Here, the company may be ahead of others that address the application for payment process as the application can document which specific processes in construction are complete versus relying on percentage of completion. Earned value management processes used on large or government projects typically define discrete milestones and tie them to payment events, in large part to prevent vendors from over-estimating degree of completion. According to Holzer, the software can do both depending on use case.

“When we started, we made it a binary choice as to how a given project element was defined—built or not built,” Holzer said. “But that does not work with some things and there you need a percent complete—like when project elements are hidden from photogrammetry by walls. With piping, each pipe could be built but not built—but what percent was completed? For interior walls, progress in creation of that box comes in five or six steps.”

Over time, Holzer said he wants to evolve the product document progress even more thoroughly in support of the application for payment process.

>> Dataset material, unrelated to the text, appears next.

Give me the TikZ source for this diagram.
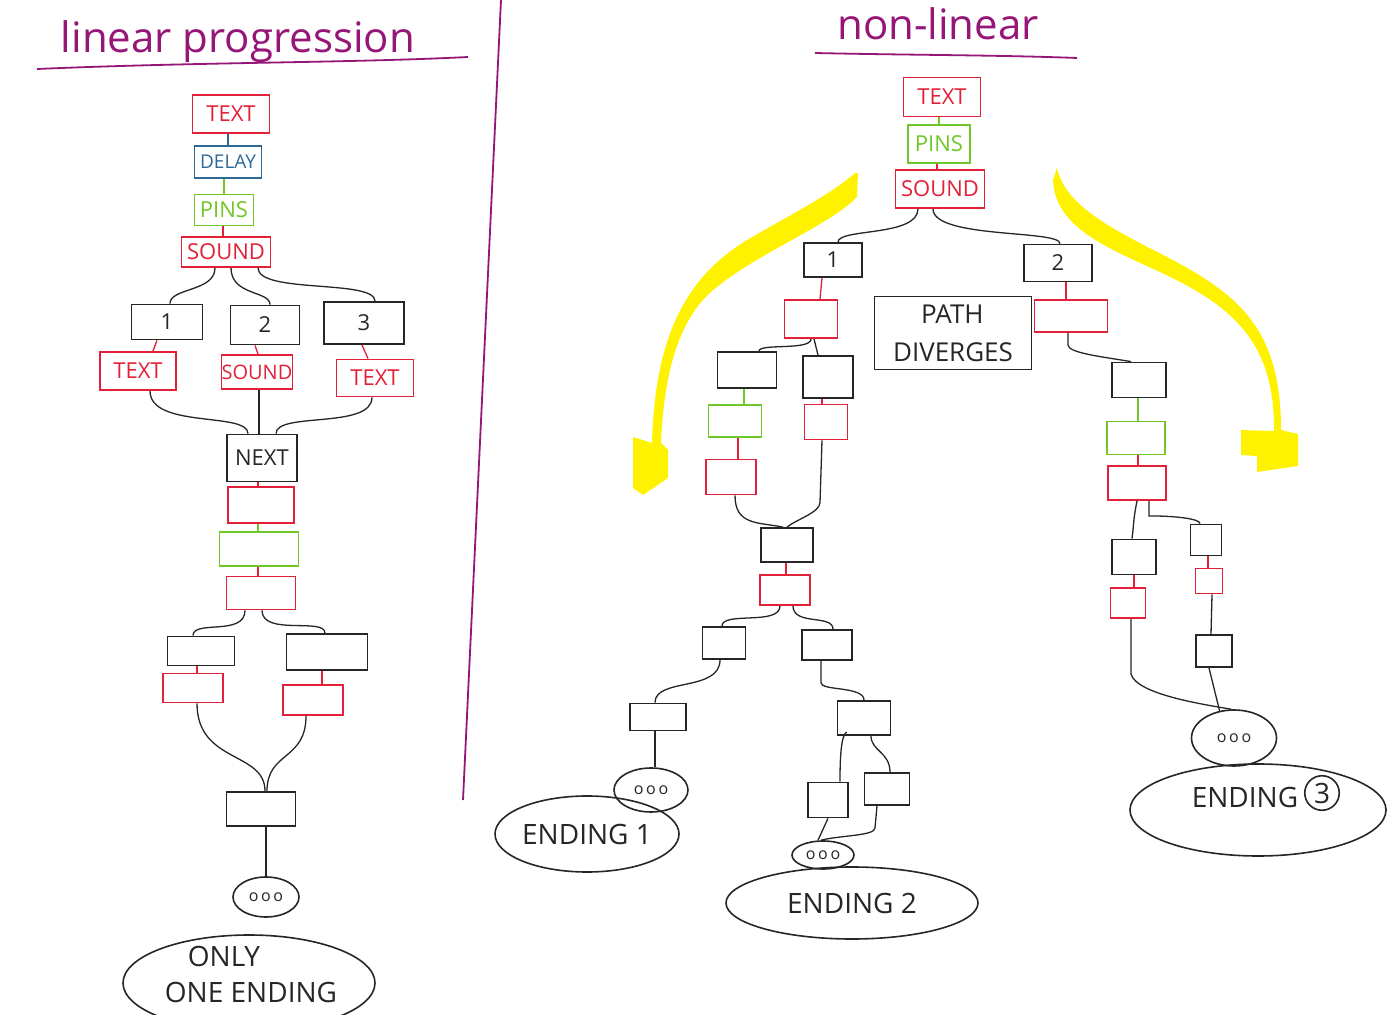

“To truly support payment application, three groups of activities and things are needed,” he said. “You need to account for the disconnect when a project activity is not modeled at the same level of detail they accrue value. We will want to document materials delivered to the site—these are not typically photographed—and we are solving for that by tracking transactions in ERP systems. There are also those activities with no physical or visible component—like wires in conduit invisible to cameras. Our intention is to solve that later this year with a mobile app where people can self-document those type of activities and feed them into our system.”

BOTTOM LINE: Avvir is using services to augment its offering by entering the data capture space and as a bridge to building out elements of the solution in orienting imagery to a BIM behind the scenes. Both are innovative approaches to meet long term needs in the case of data capture as well as temporary ones as image ingestion features come together. Other companies are working to deliver similar solutions, including the marriage of IoT and photogrammetry into the same view. But it is in the granular approach to measuring earned value that Avvir may have a well-defined advantage in the market.